GOAL ▸
Without including the pictures, copy out every line below.

- - -

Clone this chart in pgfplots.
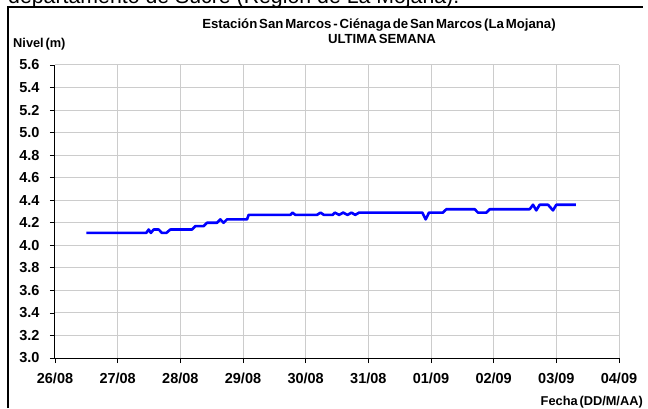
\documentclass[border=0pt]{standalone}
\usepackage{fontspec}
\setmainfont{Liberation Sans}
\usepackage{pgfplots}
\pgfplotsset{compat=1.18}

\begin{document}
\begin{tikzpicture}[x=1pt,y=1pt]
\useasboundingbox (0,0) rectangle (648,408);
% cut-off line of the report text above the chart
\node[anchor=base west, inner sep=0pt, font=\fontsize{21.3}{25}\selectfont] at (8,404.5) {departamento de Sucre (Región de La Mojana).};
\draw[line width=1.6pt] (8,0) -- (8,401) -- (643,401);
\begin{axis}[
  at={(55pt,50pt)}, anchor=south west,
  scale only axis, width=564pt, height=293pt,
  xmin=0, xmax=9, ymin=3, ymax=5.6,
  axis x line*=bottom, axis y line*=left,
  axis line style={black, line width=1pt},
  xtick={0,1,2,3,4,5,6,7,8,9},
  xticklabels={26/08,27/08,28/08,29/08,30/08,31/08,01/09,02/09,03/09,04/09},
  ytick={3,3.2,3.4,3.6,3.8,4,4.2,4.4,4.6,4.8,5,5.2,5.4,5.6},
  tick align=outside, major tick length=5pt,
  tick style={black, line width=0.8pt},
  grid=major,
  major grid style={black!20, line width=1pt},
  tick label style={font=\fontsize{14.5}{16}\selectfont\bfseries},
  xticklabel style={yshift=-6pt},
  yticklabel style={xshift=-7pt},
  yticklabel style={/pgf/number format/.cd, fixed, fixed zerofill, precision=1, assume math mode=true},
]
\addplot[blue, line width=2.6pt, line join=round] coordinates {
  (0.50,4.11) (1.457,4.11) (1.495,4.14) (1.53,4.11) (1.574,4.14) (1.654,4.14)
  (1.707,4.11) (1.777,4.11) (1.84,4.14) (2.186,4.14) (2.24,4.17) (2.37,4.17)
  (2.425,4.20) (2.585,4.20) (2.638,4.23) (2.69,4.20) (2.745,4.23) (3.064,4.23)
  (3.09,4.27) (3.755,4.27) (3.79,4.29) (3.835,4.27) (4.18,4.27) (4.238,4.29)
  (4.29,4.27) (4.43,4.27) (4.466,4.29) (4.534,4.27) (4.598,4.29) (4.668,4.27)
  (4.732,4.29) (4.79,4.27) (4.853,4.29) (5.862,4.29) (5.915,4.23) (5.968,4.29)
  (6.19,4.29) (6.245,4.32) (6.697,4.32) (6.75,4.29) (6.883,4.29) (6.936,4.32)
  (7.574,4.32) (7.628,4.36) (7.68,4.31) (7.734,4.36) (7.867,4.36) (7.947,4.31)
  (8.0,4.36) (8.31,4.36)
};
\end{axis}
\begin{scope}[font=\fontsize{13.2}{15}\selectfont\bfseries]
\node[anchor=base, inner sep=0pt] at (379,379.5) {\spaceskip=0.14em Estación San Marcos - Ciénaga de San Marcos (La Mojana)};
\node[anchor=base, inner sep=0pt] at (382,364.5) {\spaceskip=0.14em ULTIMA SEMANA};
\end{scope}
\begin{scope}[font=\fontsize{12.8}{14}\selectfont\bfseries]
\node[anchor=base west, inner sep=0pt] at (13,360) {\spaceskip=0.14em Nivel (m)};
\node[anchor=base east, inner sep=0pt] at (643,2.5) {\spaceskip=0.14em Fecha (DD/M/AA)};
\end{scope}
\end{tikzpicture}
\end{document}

- - -

CORRECT ANSWER ▸
Clone this chart in pgfplots.
\documentclass[border=0pt]{standalone}
\usepackage{fontspec}
\setmainfont{Liberation Sans}
\usepackage{pgfplots}
\pgfplotsset{compat=1.18}

\begin{document}
\begin{tikzpicture}[x=1pt,y=1pt]
\useasboundingbox (0,0) rectangle (648,408);
% cut-off line of the report text above the chart
\node[anchor=base west, inner sep=0pt, font=\fontsize{21.3}{25}\selectfont] at (8,404.5) {departamento de Sucre (Región de La Mojana).};
\draw[line width=1.6pt] (8,0) -- (8,401) -- (643,401);
\begin{axis}[
  at={(55pt,50pt)}, anchor=south west,
  scale only axis, width=564pt, height=293pt,
  xmin=0, xmax=9, ymin=3, ymax=5.6,
  axis x line*=bottom, axis y line*=left,
  axis line style={black, line width=1pt},
  xtick={0,1,2,3,4,5,6,7,8,9},
  xticklabels={26/08,27/08,28/08,29/08,30/08,31/08,01/09,02/09,03/09,04/09},
  ytick={3,3.2,3.4,3.6,3.8,4,4.2,4.4,4.6,4.8,5,5.2,5.4,5.6},
  tick align=outside, major tick length=5pt,
  tick style={black, line width=0.8pt},
  grid=major,
  major grid style={black!20, line width=1pt},
  tick label style={font=\fontsize{14.5}{16}\selectfont\bfseries},
  xticklabel style={yshift=-6pt},
  yticklabel style={xshift=-7pt},
  yticklabel style={/pgf/number format/.cd, fixed, fixed zerofill, precision=1, assume math mode=true},
]
\addplot[blue, line width=2.6pt, line join=round] coordinates {
  (0.50,4.11) (1.457,4.11) (1.495,4.14) (1.53,4.11) (1.574,4.14) (1.654,4.14)
  (1.707,4.11) (1.777,4.11) (1.84,4.14) (2.186,4.14) (2.24,4.17) (2.37,4.17)
  (2.425,4.20) (2.585,4.20) (2.638,4.23) (2.69,4.20) (2.745,4.23) (3.064,4.23)
  (3.09,4.27) (3.755,4.27) (3.79,4.29) (3.835,4.27) (4.18,4.27) (4.238,4.29)
  (4.29,4.27) (4.43,4.27) (4.466,4.29) (4.534,4.27) (4.598,4.29) (4.668,4.27)
  (4.732,4.29) (4.79,4.27) (4.853,4.29) (5.862,4.29) (5.915,4.23) (5.968,4.29)
  (6.19,4.29) (6.245,4.32) (6.697,4.32) (6.75,4.29) (6.883,4.29) (6.936,4.32)
  (7.574,4.32) (7.628,4.36) (7.68,4.31) (7.734,4.36) (7.867,4.36) (7.947,4.31)
  (8.0,4.36) (8.31,4.36)
};
\end{axis}
\begin{scope}[font=\fontsize{13.2}{15}\selectfont\bfseries]
\node[anchor=base, inner sep=0pt] at (379,379.5) {\spaceskip=0.14em Estación San Marcos - Ciénaga de San Marcos (La Mojana)};
\node[anchor=base, inner sep=0pt] at (382,364.5) {\spaceskip=0.14em ULTIMA SEMANA};
\end{scope}
\begin{scope}[font=\fontsize{12.8}{14}\selectfont\bfseries]
\node[anchor=base west, inner sep=0pt] at (13,360) {\spaceskip=0.14em Nivel (m)};
\node[anchor=base east, inner sep=0pt] at (643,2.5) {\spaceskip=0.14em Fecha (DD/M/AA)};
\end{scope}
\end{tikzpicture}
\end{document}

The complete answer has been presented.